Огромное здание гостиницы помещалось в одном из бесчисленных узких переулков, которыми тогда так была обильна Первопрестольная. Фасад был украшен двумя Геркулесами, поддерживающими портик. В зале ресторана находилась знаменитая «машина» − старинный музыкальный инструмент вроде органа, весьма любимый купечеством. Несмотря на то, что зала была двухсветная, «машина» в ней занимала всю заднюю стену и по желанию публики ревела несусветным и дремучим басом какие-то старинные песни. Мать кормила нас специальными московскими блюдами, из которых нам с сестрой больше всего понравилась «московская солянка» – очень вкусное месиво из мяса и рыбы на сковородке.

Москва, в которую мы попали впервые, мне очень понравилась, и мама за недельное пребывание в ней доставила нам все возможности, чтобы увидеть всё интересное. Осмотрели мы весь Кремль, побывали во дворцах, Грановитой палате, в Успенском соборе и Храме Христа Спасителя. Лазили на колокольню Ивана Великого, осмотрели Царь-пушку и Царь-колокол, побывали в Торговых рядах и в храме Василия Блаженного. Могилы царей и великих князей в Архангельском соборе, полутёмном и мрачном, произвели на меня особенное впечатление, в частности гробница Ивана Грозного, которая вся была уставлена горящими свечами. Мама объяснила, что по обычаю московский люд молится у гроба грозного царя о смягчении чьего-либо гнева. Под пыльным стеклом стенной витрины мы с ужасом и отвращением видели окровавленную рубашку убитого в Угличе царевича Димитрия.

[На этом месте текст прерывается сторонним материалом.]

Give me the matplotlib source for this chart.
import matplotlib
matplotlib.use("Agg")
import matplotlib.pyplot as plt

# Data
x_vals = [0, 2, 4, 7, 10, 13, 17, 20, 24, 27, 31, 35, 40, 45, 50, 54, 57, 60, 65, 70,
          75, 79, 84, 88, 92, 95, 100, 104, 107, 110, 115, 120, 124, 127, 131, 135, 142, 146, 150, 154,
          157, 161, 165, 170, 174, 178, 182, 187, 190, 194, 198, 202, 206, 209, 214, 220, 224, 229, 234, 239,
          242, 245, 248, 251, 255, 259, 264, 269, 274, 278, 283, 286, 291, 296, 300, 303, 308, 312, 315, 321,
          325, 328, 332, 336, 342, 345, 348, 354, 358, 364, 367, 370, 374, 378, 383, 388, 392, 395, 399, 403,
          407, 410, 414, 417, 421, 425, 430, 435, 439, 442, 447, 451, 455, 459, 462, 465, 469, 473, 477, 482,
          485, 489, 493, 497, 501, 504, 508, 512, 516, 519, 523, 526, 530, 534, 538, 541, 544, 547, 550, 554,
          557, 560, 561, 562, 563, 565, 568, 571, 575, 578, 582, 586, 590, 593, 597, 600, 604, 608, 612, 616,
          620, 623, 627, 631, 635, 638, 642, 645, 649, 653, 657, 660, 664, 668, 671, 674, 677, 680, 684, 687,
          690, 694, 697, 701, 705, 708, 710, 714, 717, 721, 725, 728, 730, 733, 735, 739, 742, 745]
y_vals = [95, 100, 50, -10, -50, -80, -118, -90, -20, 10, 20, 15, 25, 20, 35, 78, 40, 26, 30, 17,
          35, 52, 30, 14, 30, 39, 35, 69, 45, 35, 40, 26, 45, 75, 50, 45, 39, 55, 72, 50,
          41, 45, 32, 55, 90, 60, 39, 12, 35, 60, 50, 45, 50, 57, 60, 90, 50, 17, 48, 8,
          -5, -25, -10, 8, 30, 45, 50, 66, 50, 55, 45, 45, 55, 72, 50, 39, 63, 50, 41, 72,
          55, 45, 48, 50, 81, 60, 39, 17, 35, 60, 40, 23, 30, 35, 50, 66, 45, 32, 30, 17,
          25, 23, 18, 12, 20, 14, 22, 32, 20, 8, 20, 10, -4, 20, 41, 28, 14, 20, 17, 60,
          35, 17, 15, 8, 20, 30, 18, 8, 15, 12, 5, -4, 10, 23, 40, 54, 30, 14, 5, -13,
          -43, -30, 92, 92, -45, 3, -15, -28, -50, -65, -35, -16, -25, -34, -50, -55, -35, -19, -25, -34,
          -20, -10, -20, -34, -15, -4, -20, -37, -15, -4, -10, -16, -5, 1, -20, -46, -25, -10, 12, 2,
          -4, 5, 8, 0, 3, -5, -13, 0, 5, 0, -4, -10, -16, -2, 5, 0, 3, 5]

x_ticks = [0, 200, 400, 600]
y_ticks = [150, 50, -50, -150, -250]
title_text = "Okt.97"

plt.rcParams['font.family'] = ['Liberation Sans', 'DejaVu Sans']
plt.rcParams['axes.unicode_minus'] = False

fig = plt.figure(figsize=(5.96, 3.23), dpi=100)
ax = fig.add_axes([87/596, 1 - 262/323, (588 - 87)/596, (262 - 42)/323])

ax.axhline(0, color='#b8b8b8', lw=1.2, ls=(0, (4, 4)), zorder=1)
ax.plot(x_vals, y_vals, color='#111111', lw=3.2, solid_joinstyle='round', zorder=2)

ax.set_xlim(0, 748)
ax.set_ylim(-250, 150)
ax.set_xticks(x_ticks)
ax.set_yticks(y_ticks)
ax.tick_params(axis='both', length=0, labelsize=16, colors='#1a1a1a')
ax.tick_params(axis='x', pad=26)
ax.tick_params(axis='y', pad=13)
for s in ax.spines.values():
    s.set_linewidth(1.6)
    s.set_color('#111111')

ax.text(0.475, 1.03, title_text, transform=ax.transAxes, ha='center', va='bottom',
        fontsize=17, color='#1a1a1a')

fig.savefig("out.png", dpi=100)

Будучи любителем старины, я подробно осмотрел как Царь-пушку, так и сотни других просто пушек, разложенных вдоль кремлёвских стен на память о нашествии Наполеона. Мама не ограничивалась историей и прошлым, и мы ходили с ней в Москве поглазеть и на достопримечательности современной культуры − в Третьяковскую галерею и модную тогда выставку «Золотое Руно», на которой были представлены в этот год творения декадентов.